TD-NMR-Based Determination of the Entrapped Water Yield of Water-in-Oil-in-Water Double Emulsions: Influence of Xanthan Gum Addition.
Yulin Hu, Ferre Rebry, Paul Van der Meeren
Abstract
Open AccessWater-in-oil-in-water (W/O/W) double emulsions (DEs) are considered promising systems for encapsulating, protecting, and delivering hydrophilic compounds. However, their thermodynamic instability limits their practical application. The addition of stabilizers and/or thickeners is a straightforward strategy to improve their stability.
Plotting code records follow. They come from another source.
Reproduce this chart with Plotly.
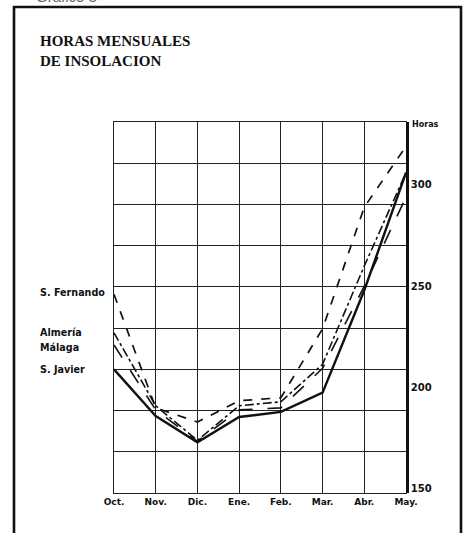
import plotly.graph_objects as go

# Monthly sunshine hours, October to May
months = ["Oct.", "Nov.", "Dic.", "Ene.", "Feb.", "Mar.", "Abr.", "May."]
san_fernando = [246, 190, 183, 193.5, 195, 229, 289, 319]
almeria = [227, 191, 174, 191, 193, 211.5, 260, 306]
malaga = [221, 189, 173.5, 189, 190, 209.5, 250, 294]
san_javier = [209, 186, 173, 185.5, 188, 197.5, 248, 306]
hour_ticks = [150, 200, 250, 300]

series = [
    ("S. Fernando", san_fernando, "dash", 1.7),
    ("Almería", almeria, "dashdot", 1.6),
    ("Málaga", malaga, "longdash", 1.6),
    ("S. Javier", san_javier, "solid", 2.4),
]

W, H = 467, 533
L, R, T, B = 114, 406, 122, 493
Y0, Y1 = 148, 331


def px(x):
    return (x - L) / (R - L)


def py(y):
    return (B - y) / (B - T)


xs = list(range(len(months)))
fig = go.Figure()
for name, vals, dash, w in series:
    fig.add_trace(go.Scatter(
        x=xs, y=vals, mode="lines", name=name,
        line=dict(color="#111", width=w, dash=dash),
        showlegend=False,
    ))

# invisible trace bound to the right-hand hours axis
fig.add_trace(go.Scatter(x=[0], y=[Y0], yaxis="y2", mode="markers",
                         marker=dict(opacity=0), showlegend=False,
                         hoverinfo="skip"))

grid_rows = [Y0 + i * (Y1 - Y0) / 9 for i in range(10)]
bold = dict(family="DejaVu Sans", size=9, color="#111", weight="bold")
label_font = dict(family="DejaVu Sans", size=9.6, color="#111", weight="bold")

fig.update_layout(
    width=W, height=H, autosize=False,
    margin=dict(l=L, r=W - R, t=T, b=H - B, pad=0),
    paper_bgcolor="white", plot_bgcolor="white",
    xaxis=dict(
        range=[0, len(months) - 1], tickvals=xs, ticktext=months,
        showgrid=True, gridcolor="#222", gridwidth=1.3,
        zeroline=False, showline=True, linecolor="#222", linewidth=1.4,
        mirror=True, ticks="", tickfont=bold,
    ),
    yaxis=dict(
        range=[Y0, Y1], tickvals=grid_rows, showticklabels=False,
        showgrid=True, gridcolor="#222", gridwidth=1.3,
        zeroline=False, showline=True, linecolor="#222", linewidth=1.4,
        mirror=True, ticks="",
    ),
    yaxis2=dict(
        range=[Y0, Y1], overlaying="y", side="right",
        tickvals=hour_ticks, ticktext=[str(v) for v in hour_ticks],
        showgrid=False, zeroline=False, showline=True,
        linecolor="#111", linewidth=2.6, ticks="",
        tickfont=dict(family="DejaVu Sans", size=10, color="#111", weight="bold"),
    ),
    shapes=[
        dict(type="rect", xref="paper", yref="paper",
             x0=px(14), x1=px(461), y0=py(560), y1=py(7),
             line=dict(color="#111", width=2.6), layer="below"),
    ],
)

annotations = [
    dict(text="HORAS MENSUALES<br>DE INSOLACION", x=px(38), y=py(31),
         xanchor="left", yanchor="top", align="left",
         font=dict(family="Liberation Serif", size=15, color="#111", weight="bold")),
    dict(text="Horas", x=px(410), y=py(124), xanchor="left", yanchor="middle",
         font=dict(family="DejaVu Sans", size=8, color="#111", weight="bold")),
    dict(text="Gráfico 3", x=px(34), y=py(7), xanchor="left", yanchor="bottom",
         font=dict(family="Liberation Sans", size=15, color="#666")),
]
for name, y in [("S. Fernando", 292), ("Almería", 332), ("Málaga", 347), ("S. Javier", 369)]:
    annotations.append(dict(text=name, x=px(38), y=py(y), xanchor="left",
                            yanchor="middle", font=label_font))
for a in annotations:
    a.update(xref="paper", yref="paper", showarrow=False)
fig.update_layout(annotations=annotations)

fig.write_html("out.html")
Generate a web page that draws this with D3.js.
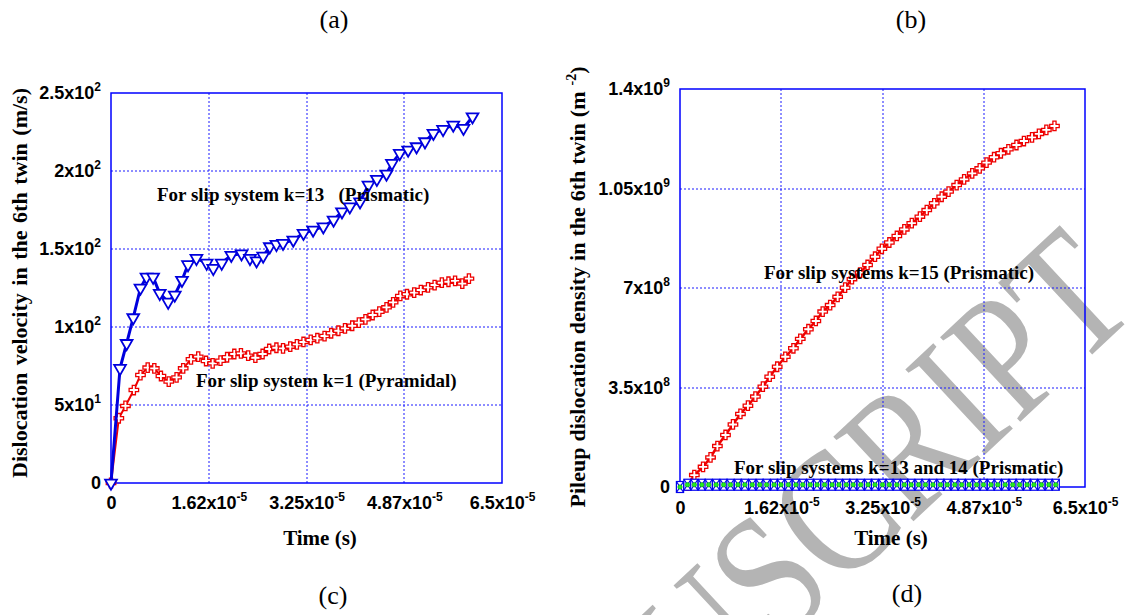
<!DOCTYPE html>
<html lang="en">
<head>
<meta charset="utf-8"/>
<title>Dislocation velocity and pileup density in the 6th twin</title>
<script src="https://d3js.org/d3.v7.min.js"></script>
<style>
  body { margin: 0; background: #fff; }
  .grid line { stroke: #1a1aff; stroke-width: 1; stroke-dasharray: 2,2; }
  .frame { fill: none; stroke: #0000ff; stroke-width: 1.5; }
  .axis text { font-family: "Liberation Sans", Arial, sans-serif; font-weight: bold; font-size: 18px; fill: #000; }
  .title { font-family: "Liberation Serif", "Times New Roman", serif; font-weight: bold; font-size: 22px; }
  .note { font-family: "Liberation Serif", "Times New Roman", serif; font-weight: bold; font-size: 19px; white-space: pre; }
  .panel { font-family: "Liberation Serif", "Times New Roman", serif; font-size: 26px; }
  .watermark { font-family: "Liberation Serif", "Times New Roman", serif; font-size: 178px; fill: #b4b4b4; }
</style>
</head>
<body>
<div id="chart"></div>
<script>
// time axis, in units of 1e-5 s
var timeTicks = [0, 1.625, 3.25, 4.875, 6.5],
    timeTickMant = ["0", "1.62x10", "3.25x10", "4.87x10", "6.5x10"],
    timeTickExp = ["", "-5", "-5", "-5", "-5"];

// panel (c): dislocation velocity (m/s)
var velTicks = [0, 50, 100, 150, 200, 250],
    velTickMant = ["0", "5x10", "1x10", "1.5x10", "2x10", "2.5x10"],
    velTickExp = ["", "1", "2", "2", "2", "2"];

// k=13 (prismatic)
var velK13Time = [0, 0.15, 0.26, 0.37, 0.49, 0.59, 0.70, 0.81, 0.95, 1.06, 1.18, 1.28, 1.42, 1.59, 1.70,
  1.84, 2.00, 2.17, 2.31, 2.42, 2.53, 2.64, 2.75, 2.86, 3.03, 3.20, 3.36, 3.53, 3.70, 3.84, 3.97,
  4.14, 4.28, 4.42, 4.58, 4.67, 4.80, 4.94, 5.08, 5.22, 5.36, 5.52, 5.69, 5.86, 6.01];
var velK13 = [0, 73.5, 89.5, 106, 125, 132, 132, 121.6, 116, 120.5, 130, 140, 144, 141, 137.6,
  141, 146, 147, 144, 142.5, 145.5, 151.5, 153, 153.7, 155.8, 160.1, 162.2, 164.3, 168.6, 173.9, 177.1,
  180.3, 191, 194.7, 198.1, 204.9, 211.3, 213.5, 215.6, 218.8, 224.2, 226.7, 229.5, 227.4, 234.8];

// k=1 (pyramidal)
var velK1Time = [0, 0.13, 0.24, 0.38, 0.49, 0.61, 0.72, 0.83, 0.96, 1.09, 1.20, 1.33, 1.45, 1.58, 1.69,
  1.82, 1.93, 2.05, 2.16, 2.28, 2.40, 2.52, 2.63, 2.75, 2.86, 2.98, 3.09, 3.20, 3.32, 3.43, 3.55,
  3.66, 3.78, 3.89, 4.01, 4.12, 4.23, 4.35, 4.46, 4.58, 4.69, 4.81, 4.92, 5.04, 5.15, 5.27, 5.38,
  5.50, 5.61, 5.72, 5.84, 5.95];
var velK1 = [0, 41.5, 49.4, 59.6, 69.2, 74, 73.5, 68.6, 65, 67.7, 73.5, 79.3, 81, 78.2, 76.7,
  78.4, 80.6, 82.7, 83.1, 81.6, 80.3, 82.7, 85.9, 86.7, 86.3, 87.4, 88.9, 90.4, 91.7, 92.8, 94.2,
  96, 97.6, 99.1, 100.8, 102.8, 104.9, 107.7, 109.8, 112.6, 115.8, 119.9, 121, 122, 123.7, 125.4, 126.9,
  128.4, 129, 129.6, 127.8, 131];

// panel (d): pileup density, in units of 1e8 m^-2
var rhoTicks = [0, 3.5, 7, 10.5, 14],
    rhoTickMant = ["0", "3.5x10", "7x10", "1.05x10", "1.4x10"],
    rhoTickExp = ["", "8", "8", "9", "9"];

// k=15 (prismatic)
var rhoK15Time = [0.12, 0.23, 0.37, 0.49, 0.60, 0.73, 0.85, 0.97, 1.09, 1.21, 1.33, 1.44, 1.56, 1.69,
  1.82, 1.93, 2.06, 2.18, 2.29, 2.41, 2.53, 2.65, 2.76, 2.89, 3.01, 3.13, 3.24, 3.36, 3.48, 3.60,
  3.72, 3.85, 3.96, 4.08, 4.20, 4.31, 4.44, 4.56, 4.69, 4.81, 4.92, 5.04, 5.15, 5.27, 5.40, 5.52,
  5.65, 5.76, 5.88, 6.01];
var rhoK15 = [0.05, 0.42, 0.71, 1.04, 1.44, 1.83, 2.2, 2.57, 2.86, 3.18, 3.53, 3.88, 4.23, 4.58,
  4.88, 5.21, 5.55, 5.84, 6.17, 6.4, 6.69, 7.01, 7.31, 7.54, 7.81, 8.1, 8.38, 8.6, 8.83, 9.06,
  9.28, 9.51, 9.74, 9.98, 10.21, 10.39, 10.62, 10.82, 11.03, 11.21, 11.41, 11.6, 11.74, 11.88, 12.03, 12.17,
  12.3, 12.42, 12.56, 12.7];

// k=13 and k=14 (prismatic), both stay near zero
var rhoLowTime = [0, 0.12, 0.23, 0.35, 0.46, 0.58, 0.70, 0.81, 0.93, 1.04, 1.16, 1.28, 1.39, 1.51, 1.62,
  1.74, 1.86, 1.97, 2.09, 2.20, 2.32, 2.44, 2.55, 2.67, 2.78, 2.90, 3.02, 3.13, 3.25, 3.36, 3.48,
  3.60, 3.71, 3.83, 3.94, 4.06, 4.18, 4.29, 4.41, 4.52, 4.64, 4.76, 4.87, 4.99, 5.10, 5.22, 5.34,
  5.45, 5.57, 5.68, 5.80, 5.92, 6.03];
var rhoK13 = [0, 0.08, 0.08, 0.08, 0.08, 0.08, 0.08, 0.08, 0.08, 0.08, 0.08, 0.08, 0.08, 0.08, 0.08,
  0.08, 0.08, 0.08, 0.08, 0.08, 0.08, 0.08, 0.08, 0.08, 0.08, 0.08, 0.08, 0.08, 0.08, 0.08, 0.08,
  0.08, 0.08, 0.08, 0.08, 0.08, 0.08, 0.08, 0.08, 0.08, 0.08, 0.08, 0.08, 0.08, 0.08, 0.08, 0.08,
  0.08, 0.08, 0.08, 0.08, 0.08, 0.08];
var rhoK14 = [0, 0.08, 0.08, 0.08, 0.08, 0.08, 0.08, 0.08, 0.08, 0.08, 0.08, 0.08, 0.08, 0.08, 0.08,
  0.08, 0.08, 0.08, 0.08, 0.08, 0.08, 0.08, 0.08, 0.08, 0.08, 0.08, 0.08, 0.08, 0.08, 0.08, 0.08,
  0.08, 0.08, 0.08, 0.08, 0.08, 0.08, 0.08, 0.08, 0.08, 0.08, 0.08, 0.08, 0.08, 0.08, 0.08, 0.08,
  0.08, 0.08, 0.08, 0.08, 0.08, 0.08];

function zip(ts, vs) {
  return ts.map(function(t, i) { return [t, vs[i]]; });
}

var width = 1127,
    height = 615;

var svg = d3.select("#chart").append("svg")
  .attr("width", width)
  .attr("height", height);

// watermark sits under everything (narrowed a bit, like the scanned one)
svg.append("text")
  .attr("class", "watermark")
  .attr("text-anchor", "end")
  .attr("transform", "translate(1141,309) rotate(-43) scale(0.82,1)")
  .text("ACCEPTED MANUSCRIPT");

// scales
var xL = d3.scaleLinear().domain([0, 6.5]).range([111, 502]),
    yL = d3.scaleLinear().domain([0, 250]).range([483, 93]),
    xR = d3.scaleLinear().domain([0, 6.5]).range([680, 1085]),
    yR = d3.scaleLinear().domain([0, 14]).range([487, 89]);

// put mantissa + superscript exponent into each tick label
function supLabels(g, mant, exp) {
  g.selectAll(".tick text").each(function(d, i) {
    var t = d3.select(this).text(null);
    t.append("tspan").text(mant[i]);
    if (exp[i]) t.append("tspan").attr("font-size", 12).attr("dy", -8).text(exp[i]);
  });
}

function drawFrame(x, y, xTicks, yTicks) {
  var grid = svg.append("g").attr("class", "grid");
  grid.selectAll("line.v")
    .data(xTicks.slice(1, -1))
    .enter().append("line")
      .attr("x1", function(d) { return Math.round(x(d)); })
      .attr("x2", function(d) { return Math.round(x(d)); })
      .attr("y1", y.range()[0])
      .attr("y2", y.range()[1]);
  grid.selectAll("line.h")
    .data(yTicks.slice(1, -1))
    .enter().append("line")
      .attr("x1", x.range()[0])
      .attr("x2", x.range()[1])
      .attr("y1", function(d) { return Math.round(y(d)); })
      .attr("y2", function(d) { return Math.round(y(d)); });

  svg.append("rect")
    .attr("class", "frame")
    .attr("x", x.range()[0])
    .attr("y", y.range()[1])
    .attr("width", x.range()[1] - x.range()[0])
    .attr("height", y.range()[0] - y.range()[1]);
}

function drawAxes(x, y, yVals, yMant, yExp, xPad) {
  var gx = svg.append("g")
    .attr("class", "axis")
    .attr("transform", "translate(0," + y.range()[0] + ")")
    .call(d3.axisBottom(x).tickValues(timeTicks).tickSize(0).tickPadding(xPad));
  gx.attr("font-size", null).attr("font-family", null);
  gx.select(".domain").remove();
  supLabels(gx, timeTickMant, timeTickExp);

  var gy = svg.append("g")
    .attr("class", "axis")
    .attr("transform", "translate(" + x.range()[0] + ",0)")
    .call(d3.axisLeft(y).tickValues(yVals).tickSize(0).tickPadding(10));
  gy.attr("font-size", null).attr("font-family", null);
  gy.select(".domain").remove();
  supLabels(gy, yMant, yExp);
}

var crossSym = d3.symbol().type(d3.symbolCross).size(50),
    triSym = d3.symbol().type(d3.symbolTriangle).size(60);

// ---------- panel (c) ----------
drawFrame(xL, yL, timeTicks, velTicks);
drawAxes(xL, yL, velTicks, velTickMant, velTickExp, 13);

var lineL = d3.line()
  .x(function(d) { return xL(d[0]); })
  .y(function(d) { return yL(d[1]); });

svg.append("path")
  .datum(zip(velK1Time, velK1))
  .attr("d", lineL)
  .attr("fill", "none")
  .attr("stroke", "#ee0000")
  .attr("stroke-width", 2);

svg.append("g").selectAll("path")
  .data(zip(velK1Time, velK1))
  .enter().append("path")
    .attr("d", crossSym)
    .attr("transform", function(d) { return "translate(" + xL(d[0]) + "," + yL(d[1]) + ")"; })
    .attr("fill", "#fff")
    .attr("stroke", "#ee0000")
    .attr("stroke-width", 1.3);

svg.append("path")
  .datum(zip(velK13Time, velK13))
  .attr("d", lineL)
  .attr("fill", "none")
  .attr("stroke", "#0000dd")
  .attr("stroke-width", 3);

svg.append("g").selectAll("path")
  .data(zip(velK13Time, velK13))
  .enter().append("path")
    .attr("d", triSym)
    .attr("transform", function(d) { return "translate(" + xL(d[0]) + "," + yL(d[1]) + ") rotate(180)"; })
    .attr("fill", "#fff")
    .attr("stroke", "#0000dd")
    .attr("stroke-width", 1.8);

svg.append("text").attr("class", "note")
  .attr("x", 157).attr("y", 201)
  .text("For slip system k=13   (Prismatic)");
svg.append("text").attr("class", "note")
  .attr("x", 196).attr("y", 387)
  .text("For slip system k=1 (Pyramidal)");

// ---------- panel (d) ----------
drawFrame(xR, yR, timeTicks, rhoTicks);
drawAxes(xR, yR, rhoTicks, rhoTickMant, rhoTickExp, 14);

var lineR = d3.line()
  .x(function(d) { return xR(d[0]); })
  .y(function(d) { return yR(d[1]); });

svg.append("path")
  .datum([[0, 0]].concat(zip(rhoK15Time, rhoK15)))
  .attr("d", lineR)
  .attr("fill", "none")
  .attr("stroke", "#ee0000")
  .attr("stroke-width", 2.5);

svg.append("g").selectAll("path")
  .data(zip(rhoK15Time, rhoK15))
  .enter().append("path")
    .attr("d", crossSym)
    .attr("transform", function(d) { return "translate(" + xR(d[0]) + "," + yR(d[1]) + ")"; })
    .attr("fill", "#fff")
    .attr("stroke", "#ee0000")
    .attr("stroke-width", 1.3);

svg.append("path")
  .datum(zip(rhoLowTime, rhoK13))
  .attr("d", lineR)
  .attr("fill", "none")
  .attr("stroke", "#0000dd")
  .attr("stroke-width", 2.5);

// k=13: boxed x markers
var boxes = svg.append("g").selectAll("g")
  .data(zip(rhoLowTime, rhoK13))
  .enter().append("g")
    .attr("transform", function(d) { return "translate(" + xR(d[0]) + "," + yR(d[1]) + ")"; })
    .attr("stroke", "#0000ee")
    .attr("stroke-width", 1.2)
    .attr("fill", "none");
boxes.append("rect").attr("x", -3.6).attr("y", -5.5).attr("width", 7.2).attr("height", 11).attr("fill", "#fff");
boxes.append("path").attr("d", "M-3.6,-5.5L3.6,5.5M-3.6,5.5L3.6,-5.5");

// k=14: green circles
svg.append("g").selectAll("circle")
  .data(zip(rhoLowTime, rhoK14))
  .enter().append("circle")
    .attr("cx", function(d) { return xR(d[0]); })
    .attr("cy", function(d) { return yR(d[1]); })
    .attr("r", 2.2)
    .attr("fill", "#22ee22")
    .attr("stroke", "#009900")
    .attr("stroke-width", 0.6);

svg.append("text").attr("class", "note")
  .attr("x", 764).attr("y", 279)
  .text("For slip systems k=15 (Prismatic)");
svg.append("text").attr("class", "note")
  .attr("x", 734).attr("y", 474)
  .text("For slip systems k=13 and 14 (Prismatic)");

// ---------- axis titles ----------
function fitWords(sel, target) {
  var len = sel.node().getComputedTextLength(),
      n = sel.text().split(" ").length - 1;
  if (n > 0 && len < target) sel.style("word-spacing", ((target - len) / n) + "px");
}

var yTitleL = svg.append("text").attr("class", "title")
  .attr("text-anchor", "middle")
  .attr("transform", "translate(27,283) rotate(-90)")
  .text("Dislocation velocity in the 6th twin (m/s)");
fitWords(yTitleL, 390);

var yTitleR = svg.append("text").attr("class", "title")
  .attr("text-anchor", "middle")
  .attr("transform", "translate(585,287) rotate(-90)");
yTitleR.append("tspan").text("Pileup dislocation density in the 6th twin (m ");
yTitleR.append("tspan").attr("font-size", 14).attr("dy", -9).text("-2");
yTitleR.append("tspan").attr("dy", 9).text(")");
fitWords(yTitleR, 441);

svg.append("text").attr("class", "title")
  .attr("text-anchor", "middle")
  .attr("x", 320).attr("y", 545)
  .style("font-size", "21px")
  .text("Time (s)");
svg.append("text").attr("class", "title")
  .attr("text-anchor", "middle")
  .attr("x", 891).attr("y", 545)
  .style("font-size", "21px")
  .text("Time (s)");

// ---------- panel letters ----------
var panels = [["(a)", 334, 28], ["(b)", 911, 28], ["(c)", 333, 604], ["(d)", 907, 602]];
svg.selectAll("text.panel")
  .data(panels)
  .enter().append("text")
    .attr("class", "panel")
    .attr("text-anchor", "middle")
    .attr("x", function(d) { return d[1]; })
    .attr("y", function(d) { return d[2]; })
    .text(function(d) { return d[0]; });
</script>
</body>
</html>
However, the high viscosity of DEs complicates the accurate determination of their entrapped water yield (EY), especially when applying techniques based on phase separation. In this study, two TD-NMR-based techniques (T2 relaxometry, and NMR diffusometry) were compared to analytical photocentrifugation to evaluate their effectiveness in determining the entrapped water yield of DEs formulated with various concentrations (0-0.8 wt%) of xanthan gum (Xan) in the external aqueous (W2) phase. For EY determination, analytical photocentrifugation led to overestimated results for DEs containing xanthan, primarily due to the high viscosity, which inhibited the complete separation between the cream and serum layers. In contrast, after optimizing measurement and analysis conditions to minimize interference from water and/or solute exchange between the inner and outer aqueous phases, T2 relaxometry and NMR diffusometry yielded comparable EY values for all DEs with or without Xan. Hence, these two TD-NMR-based techniques can be considered direct and reliable methods for EY determination in viscous DE system.